Use this after a stressful meeting, before sleep, or during a study break.

  • Set a 5-minute timer. Put it where you can’t ignore it.
  • Play for 3 minutes. Pick one simple game you already know.
  • Pause for 1 minute. Drop your shoulders and unclench your jaw.
  • Breathe for 1 minute. Slow inhale through the nose, slower exhale through the mouth. Repeat until the timer ends.
  • Continue with one small action. Refill water, send one email, close the laptop, brush your teeth.

This works because it gives your brain a clear arc: focus, release, return.

How to know a game is helping, and when to switch tactics

A stress relief game is doing its job if you notice small changes like these: your shoulders drop, your breath slows, your thoughts feel less sticky, and your face softens.

Switch tactics if you feel worse after playing, if you get more tense, if you slide into doom-scrolling, or if you lose track of time and feel drained.

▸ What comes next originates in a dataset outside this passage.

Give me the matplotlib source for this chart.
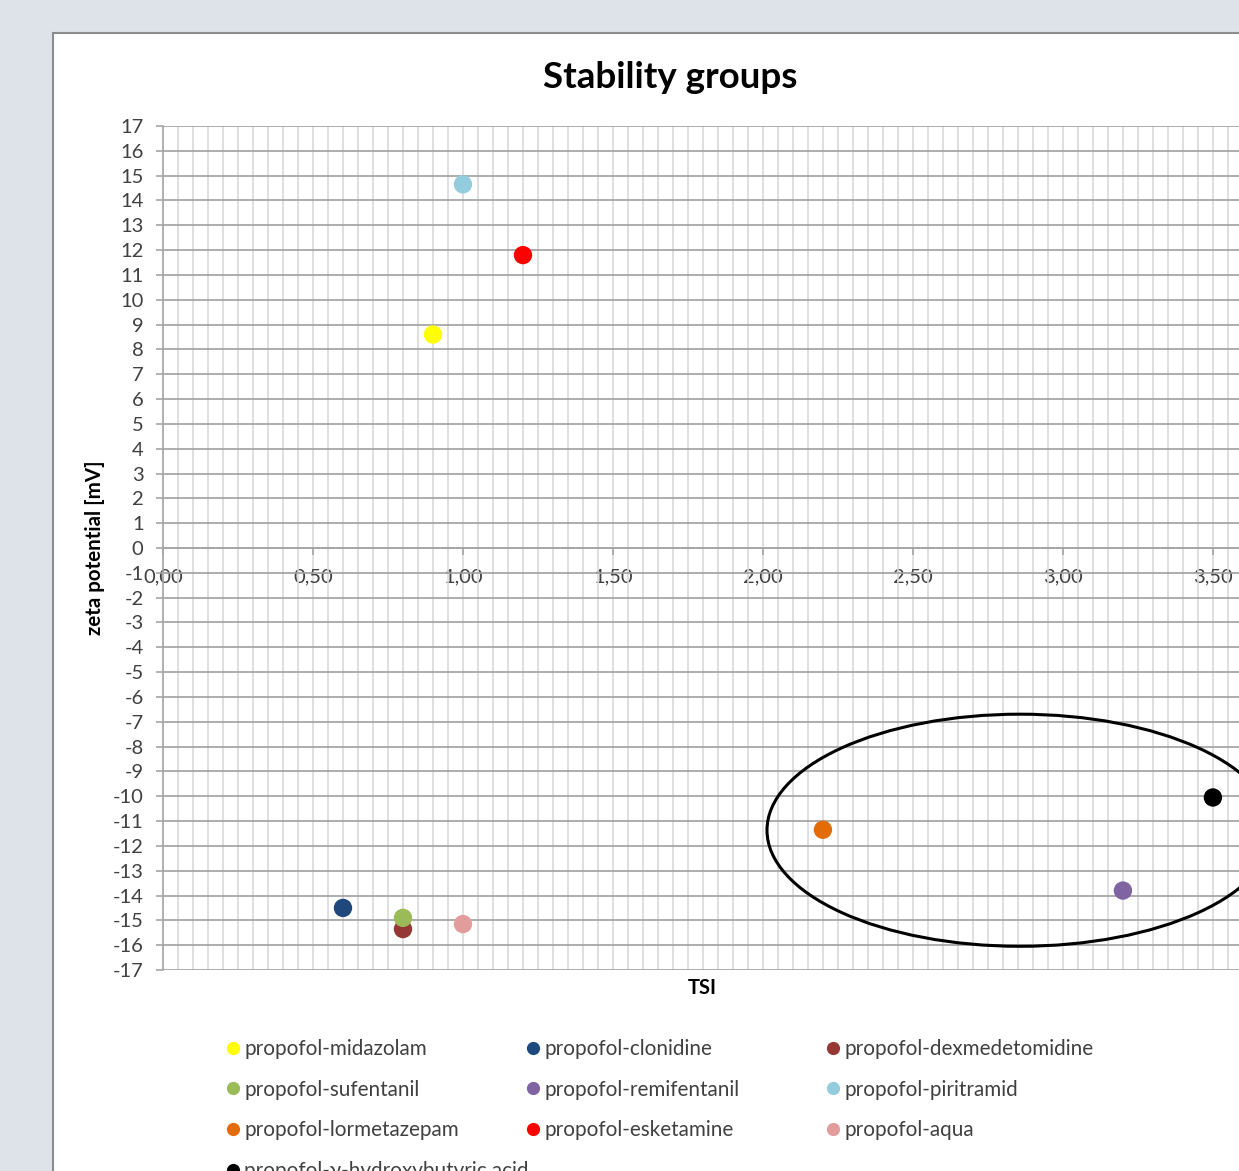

That’s a sign the “break” stopped being a break.

If a game isn’t helping today, try a different reset: a short walk, a stretch, a glass of water, a shower, a quick guided breathing session, or talking to someone you trust. If you’re struggling often, professional support can make a big difference.

Conclusion

Stress relief games work best when you treat them like a small cup of calm, not a new hobby to perfect. Pick one or two go-to games for different moods, keep sessions short, and pair them with a minute of breathing for a stronger reset.

Over time, those small pauses add up. Better sleep, a calmer mind, and a body that comes back to center faster. Try the five-minute routine today, then notice what shifts.